Solomon became king of all Israel. He made an alliance with Pharaoh king of Egypt. Egypt was not part of the promised land. Egyptians were not Canaanites (Deuteronomy 7:1-4). Egyptians had made slaves of the Israelites over a century after Joseph and his brothers’ families moved to Egypt (Exodus 1:8-11). Now, 500 years later Solomon married an Egyptian, just as Joseph had done.
Sealing the alliance between Egypt and Israel culminated in the marriage between Solomon and Pharaoh’s daughter. This marriage resulted in the writing of Psalm 54 and the Song of Solomon.

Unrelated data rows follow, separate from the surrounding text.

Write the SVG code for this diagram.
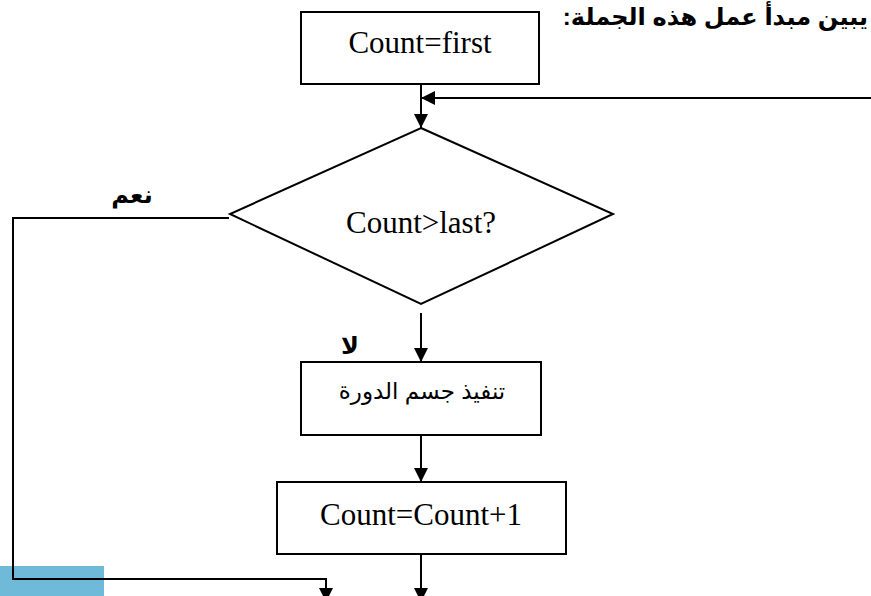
<svg xmlns="http://www.w3.org/2000/svg" width="871" height="596" viewBox="0 0 871 596">
  <style>
    .box { fill: #ffffff; stroke: #000000; stroke-width: 2; }
    .ln { fill: none; stroke: #000000; stroke-width: 2; }
    .en { font-family: "Liberation Serif", "Times New Roman", serif; font-size: 31px; fill: #000000; }
    .ar { font-family: "Liberation Sans", "DejaVu Sans", sans-serif; fill: #000000; }
    .lbl { font-family: "Liberation Sans", "DejaVu Sans", sans-serif; font-weight: bold; font-size: 24px; fill: #000000; }
  </style>
  <defs>
    <marker id="arrow" viewBox="0 0 14 14" refX="14" refY="7" markerWidth="14" markerHeight="14" markerUnits="userSpaceOnUse" orient="auto">
      <path d="M0,0 L14,7 L0,14 Z" fill="#000000"/>
    </marker>
  </defs>

  <rect width="871" height="596" fill="#ffffff"/>
  <rect x="0" y="566" width="104" height="30" fill="#6fb9d9"/>

  <text class="lbl" x="868" y="25" direction="rtl" text-anchor="start">يبين مبدأ عمل هذه الجملة:</text>

  <g id="init">
    <rect class="box" x="301" y="12" width="238" height="72"/>
    <text class="en" x="420" y="53" text-anchor="middle">Count=first</text>
  </g>

  <g id="test">
    <polygon class="box" points="421,128 613,214 421,304 230,214"/>
    <text class="en" x="421" y="233" text-anchor="middle">Count&gt;last?</text>
  </g>

  <g id="body">
    <rect class="box" x="301" y="362" width="240" height="73"/>
    <text class="ar" x="422" y="399" font-size="23" text-anchor="middle" direction="rtl">تنفيذ جسم الدورة</text>
  </g>

  <g id="step">
    <rect class="box" x="277" y="482" width="289" height="72"/>
    <text class="en" x="421" y="525" text-anchor="middle">Count=Count+1</text>
  </g>

  <g id="connectors">
    <line class="ln" x1="421" y1="84" x2="421" y2="128" marker-end="url(#arrow)"/>
    <line class="ln" x1="871" y1="98" x2="421" y2="98" marker-end="url(#arrow)"/>
    <line class="ln" x1="421" y1="313" x2="421" y2="362" marker-end="url(#arrow)"/>
    <line class="ln" x1="421" y1="435" x2="421" y2="482" marker-end="url(#arrow)"/>
    <line class="ln" x1="421" y1="554" x2="421" y2="602" marker-end="url(#arrow)"/>
    <polyline class="ln" points="229,218 13,218 13,579 326,579 326,602" marker-end="url(#arrow)"/>
    <text class="lbl" x="132" y="203" text-anchor="middle" direction="rtl">نعم</text>
    <text class="lbl" x="350" y="354" text-anchor="middle" direction="rtl">لا</text>
  </g>
</svg>
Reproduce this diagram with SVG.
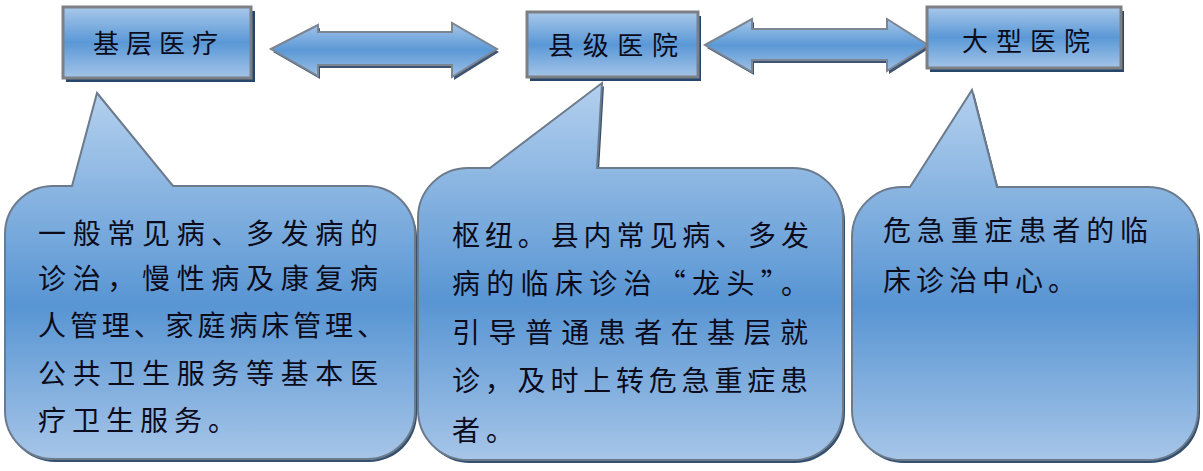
<svg xmlns="http://www.w3.org/2000/svg" width="1203" height="471" viewBox="0 0 1203 471">
<defs>
<linearGradient id="gBox" x1="0" y1="0" x2="0" y2="1">
<stop offset="0" stop-color="#a9c8ea"/>
<stop offset="0.5" stop-color="#5a98d6"/>
<stop offset="1" stop-color="#a4c4e8"/>
</linearGradient>
<linearGradient id="gArrow" x1="0" y1="0" x2="0" y2="1">
<stop offset="0" stop-color="#a6c6e9"/>
<stop offset="0.5" stop-color="#5b99d6"/>
<stop offset="1" stop-color="#9fc0e6"/>
</linearGradient>
<linearGradient id="gCall" x1="0" y1="0" x2="0" y2="1">
<stop offset="0" stop-color="#b4d0ee"/>
<stop offset="0.58" stop-color="#5895d3"/>
<stop offset="1" stop-color="#a6c5e8"/>
</linearGradient>
</defs>
<style>
.box{fill:url(#gBox);stroke:#7c7f83;stroke-width:3}
.boxsh{fill:#27466b}
.arrow{fill:url(#gArrow);stroke:#7b8593;stroke-width:2;stroke-linejoin:miter}
.arrsh{fill:#3d5573}
.call{fill:url(#gCall);stroke:#6c7b8c;stroke-width:2}
.callsh{fill:#34506f}
.t{font-family:"Noto Sans CJK SC","Noto Sans CJK TC",sans-serif;fill:#0b0b1c;font-size:28px}
.h{font-size:26px}
</style>

<g id="connectors">
<path class="arrsh" transform="translate(2,3)" d="M271,49 L318,25 L318,32 L452,32 L452,23 L497,49 L452,77 L452,65 L318,65 L318,76 Z"/>
<path class="arrow" d="M271,49 L318,25 L318,32 L452,32 L452,23 L497,49 L452,77 L452,65 L318,65 L318,76 Z"/>
<path class="arrsh" transform="translate(2,3)" d="M705,45 L752,19 L752,29 L887,29 L887,19 L928,45 L887,71 L887,60 L752,60 L752,72 Z"/>
<path class="arrow" d="M705,45 L752,19 L752,29 L887,29 L887,19 L928,45 L887,71 L887,60 L752,60 L752,72 Z"/>
</g>

<g id="node-jiceng">
<rect class="boxsh" x="66" y="11" width="189" height="71"/>
<rect class="box" x="63" y="7" width="188" height="71"/>
<text class="t h" x="93" y="53" textLength="125" lengthAdjust="spacing">基层医疗</text>
</g>

<g id="node-xianji">
<rect class="boxsh" x="530" y="16" width="171" height="65"/>
<rect class="box" x="527" y="12" width="171" height="65"/>
<text class="t h" x="548" y="55" textLength="130" lengthAdjust="spacing">县级医院</text>
</g>

<g id="node-daxing">
<rect class="boxsh" x="930" y="11" width="194" height="61"/>
<rect class="box" x="927" y="7" width="194" height="61"/>
<text class="t h" x="962" y="51" textLength="128" lengthAdjust="spacing">大型医院</text>
</g>

<g id="callout-jiceng">
<path class="callsh" transform="translate(2,3)" d="M53,186 L72,186 L97,93 L173,186 L367,186 A48,48 0 0 1 415,234 L415,411 A48,48 0 0 1 367,459 L53,459 A48,48 0 0 1 5,411 L5,234 A48,48 0 0 1 53,186 Z"/>
<path class="call" d="M53,186 L72,186 L97,93 L173,186 L367,186 A48,48 0 0 1 415,234 L415,411 A48,48 0 0 1 367,459 L53,459 A48,48 0 0 1 5,411 L5,234 A48,48 0 0 1 53,186 Z"/>
<text class="t" x="38" y="244" textLength="340" lengthAdjust="spacing">一般常见病、多发病的</text>
<text class="t" x="38" y="289" textLength="340" lengthAdjust="spacing">诊治，慢性病及康复病</text>
<text class="t" x="38" y="336" textLength="347" lengthAdjust="spacing">人管理、家庭病床管理、</text>
<text class="t" x="38" y="384" textLength="340" lengthAdjust="spacing">公共卫生服务等基本医</text>
<text class="t" x="38" y="431" letter-spacing="6">疗卫生服务。</text>
</g>

<g id="callout-xianji">
<path class="callsh" transform="translate(2,3)" d="M468,168 L490,168 L602,83 L597,168 L793,168 A50,50 0 0 1 843,218 L843,410 A50,50 0 0 1 793,460 L468,460 A50,50 0 0 1 418,410 L418,218 A50,50 0 0 1 468,168 Z"/>
<path class="call" d="M468,168 L490,168 L602,83 L597,168 L793,168 A50,50 0 0 1 843,218 L843,410 A50,50 0 0 1 793,460 L468,460 A50,50 0 0 1 418,410 L418,218 A50,50 0 0 1 468,168 Z"/>
<text class="t" x="452" y="246" textLength="357" lengthAdjust="spacing">枢纽。县内常见病、多发</text>
<text class="t" x="452" y="294" textLength="357" lengthAdjust="spacing">病的临床诊治“龙头”。</text>
<text class="t" x="452" y="343" textLength="356" lengthAdjust="spacing">引导普通患者在基层就</text>
<text class="t" x="452" y="391" textLength="356" lengthAdjust="spacing">诊，及时上转危急重症患</text>
<text class="t" x="452" y="441" letter-spacing="6">者。</text>
</g>

<g id="callout-daxing">
<path class="callsh" transform="translate(2,3)" d="M902,187 L910,187 L972,90 L997,187 L1148,187 A50,50 0 0 1 1198,237 L1198,410 A50,50 0 0 1 1148,460 L902,460 A50,50 0 0 1 852,410 L852,237 A50,50 0 0 1 902,187 Z"/>
<path class="call" d="M902,187 L910,187 L972,90 L997,187 L1148,187 A50,50 0 0 1 1198,237 L1198,410 A50,50 0 0 1 1148,460 L902,460 A50,50 0 0 1 852,410 L852,237 A50,50 0 0 1 902,187 Z"/>
<text class="t" x="883" y="241" textLength="265" lengthAdjust="spacing">危急重症患者的临</text>
<text class="t" x="883" y="291" letter-spacing="5">床诊治中心。</text>
</g>
</svg>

Was this marriage wise and blessed by God? Some say yes. Others say no. The Bible, though not directly saying that God blessed the marriage does seem to with the writing of Psalm 45 and the Song of Solomon. Jesus often used marriage in parables to describe the relationship between him and the church. Psalm 45 and the Song of Solomon also reflect that relationship. Whether blessed or not God did use it according to his good and wise purpose.
Solomon showed his love for the LORD by walking according to the statutes of his father David. However, he was not infallible. He did not practice religion as prescribed by the LORD in the Pentateuch. He offered sacrifices and burned incense on the high places (3).
I don’t understand Solomon. He seems to be a man of contrast and inconsistency. Then again, I do not understand myself for the same reason. I too am a man of inconsistency. Yet I have faith that God is able to accomplish in me what he has started.